Will reforms in Ukraine succeed despite disputes with Russia over borders? The case of Georgia may be instructive. The near-failure of the Georgian state made radical reforms even more necessary. The main impetus for reform must be domestic, on the other hand. Little can be done without a parliamentary majority. The European Union and the International Monetary Fund are important tools, but they cannot do the job on their own. The European Union has proven most effective in requiring adjustments before a country accedes to it. A dividing line persists between the Central and East European countries that have become members of the European Union or are on that track and the former Soviet republics, which are far more corrupt. Though among the latter, Georgia greatly improved after its Rose Revolution in 2003 and to some extent so did Moldova while adjusting to the European Union.
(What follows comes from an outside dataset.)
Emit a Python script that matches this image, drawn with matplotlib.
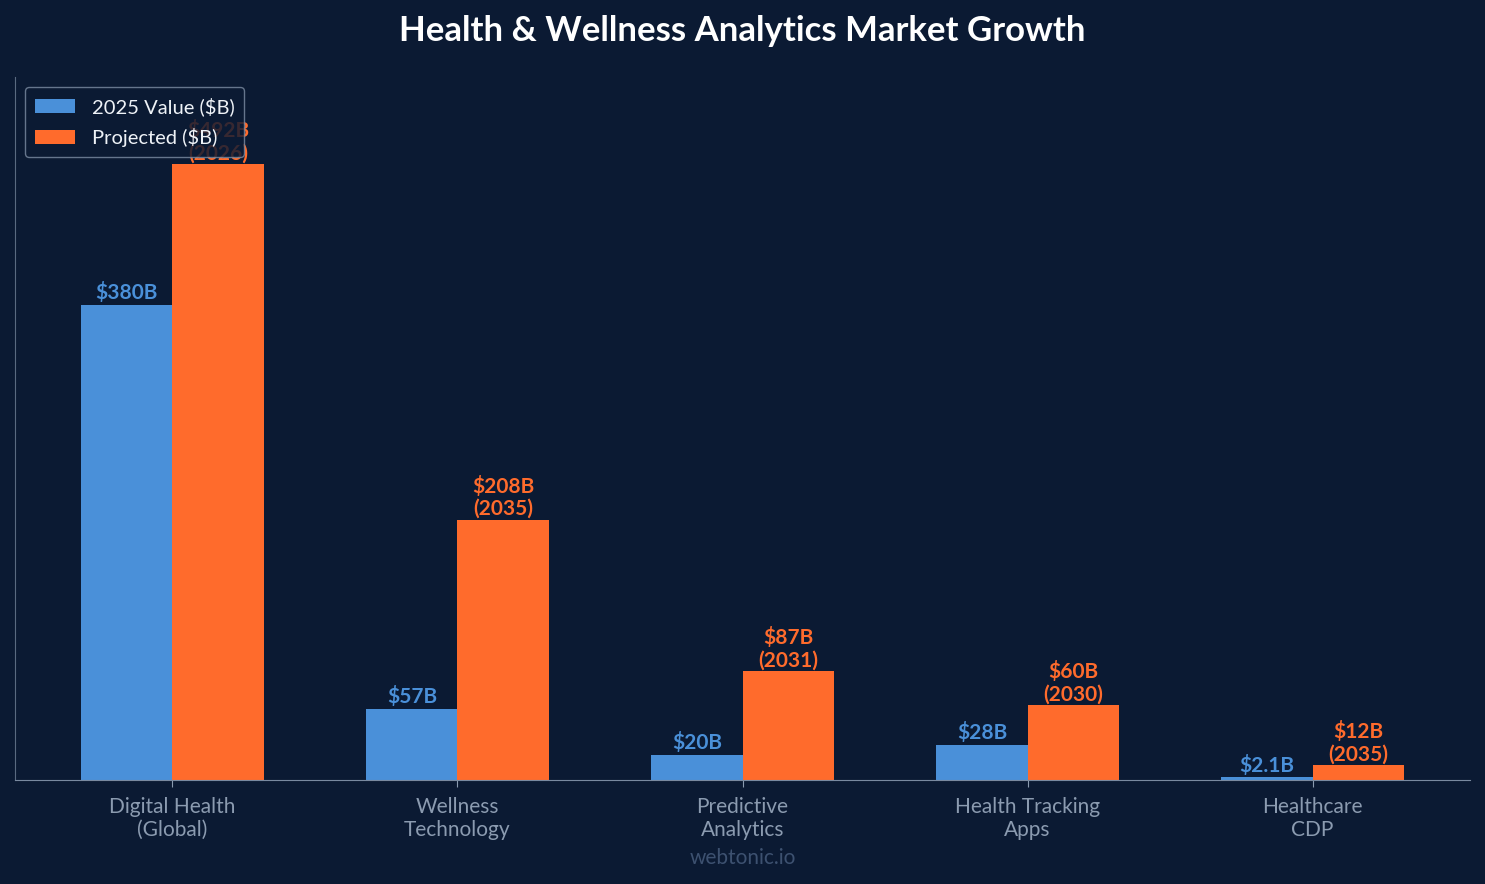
import matplotlib
matplotlib.use("Agg")
import matplotlib.pyplot as plt
import numpy as np

categories = ["Digital Health\n(Global)", "Wellness\nTechnology", "Predictive\nAnalytics",
              "Health Tracking\nApps", "Healthcare\nCDP"]
current_values = [380, 57, 20, 28, 2.1]
current_labels = ["$380B", "$57B", "$20B", "$28B", "$2.1B"]
projected_values = [492, 208, 87, 60, 12]
projected_labels = ["$492B\n(2026)", "$208B\n(2035)", "$87B\n(2031)", "$60B\n(2030)", "$12B\n(2035)"]

bg = "#0b1a33"
blue = "#4a90d9"
orange = "#ff6b2c"

plt.rcParams['font.family'] = ['Lato', 'DejaVu Sans']

fig = plt.figure(figsize=(14.85, 8.84), dpi=100, facecolor=bg)
ax = fig.add_axes([0.0101, 0.1176, 0.9798, 0.7955])
ax.set_facecolor(bg)

x = np.arange(len(categories))
w = 0.32
b1 = ax.bar(x - w / 2, current_values, w, color=blue, label="2025 Value ($B)")
b2 = ax.bar(x + w / 2, projected_values, w, color=orange, label="Projected ($B)")

for rect, lab in zip(b1, current_labels):
    ax.text(rect.get_x() + rect.get_width() / 2, rect.get_height() + 1.5, lab,
            ha="center", va="bottom", color=blue, fontsize=15, fontweight="bold")
for rect, lab in zip(b2, projected_labels):
    ax.text(rect.get_x() + rect.get_width() / 2, rect.get_height() + 0.5, lab,
            ha="center", va="bottom", color=orange, fontsize=15, fontweight="bold",
            linespacing=1.15)

ax.set_ylim(0, 562)
ax.set_xticks(x)
ax.set_xticklabels(categories, color="#8b9bb0", fontsize=15, linespacing=1.22)
ax.tick_params(axis="x", colors="#8b9bb0", length=5, pad=7)
ax.set_yticks([])
for s in ["top", "right"]:
    ax.spines[s].set_visible(False)
ax.spines["left"].set_color("#5a6a80")
ax.spines["bottom"].set_color("#7a8aa0")

leg = ax.legend(loc="upper left", fontsize=14.5, facecolor=bg, edgecolor="#7a8aa0",
                framealpha=0.82, borderpad=0.5, handlelength=2.0, labelspacing=0.6)
for t in leg.get_texts():
    t.set_color("#eef2f7")

fig.suptitle("Health & Wellness Analytics Market Growth", color="white",
             fontsize=25, fontweight="bold", y=0.983)
fig.text(0.5, 0.029, "webtonic.io", ha="center", va="center", color="#3d5170", fontsize=15)

fig.savefig("out.png", dpi=100, facecolor=bg)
While the importance of deregulation and macroeconomic stabilization is unquestioned, issues surrounding privatization remain controversial, raising concerns about fairness, justice, and trust because of the way that state-owned enterprises have been handed to oligarchs and insiders in too many cases. Russia and Hungary stand out as examples of the fragility of the post-communist transition and the fact that privatization can be reversed. Hungary and Kazakhstan have nationalized all the mandatory private pension savings, and Poland has nationalized half of these funds. Many countries have reduced the financing of mandatory pension savings, and Bulgaria has frozen the gradual increase in the retirement age.
One lesson from the transition is that economic policymakers need to explain and disseminate their ideas more intensely, using old and modern social media. Economists must be able to sell their proposals to a broad public. Few achievements are safe from being reversed. As the grand old man of East European economics, Professor Kornai, pointed out: “Anything can happen. Low probability events do occur.”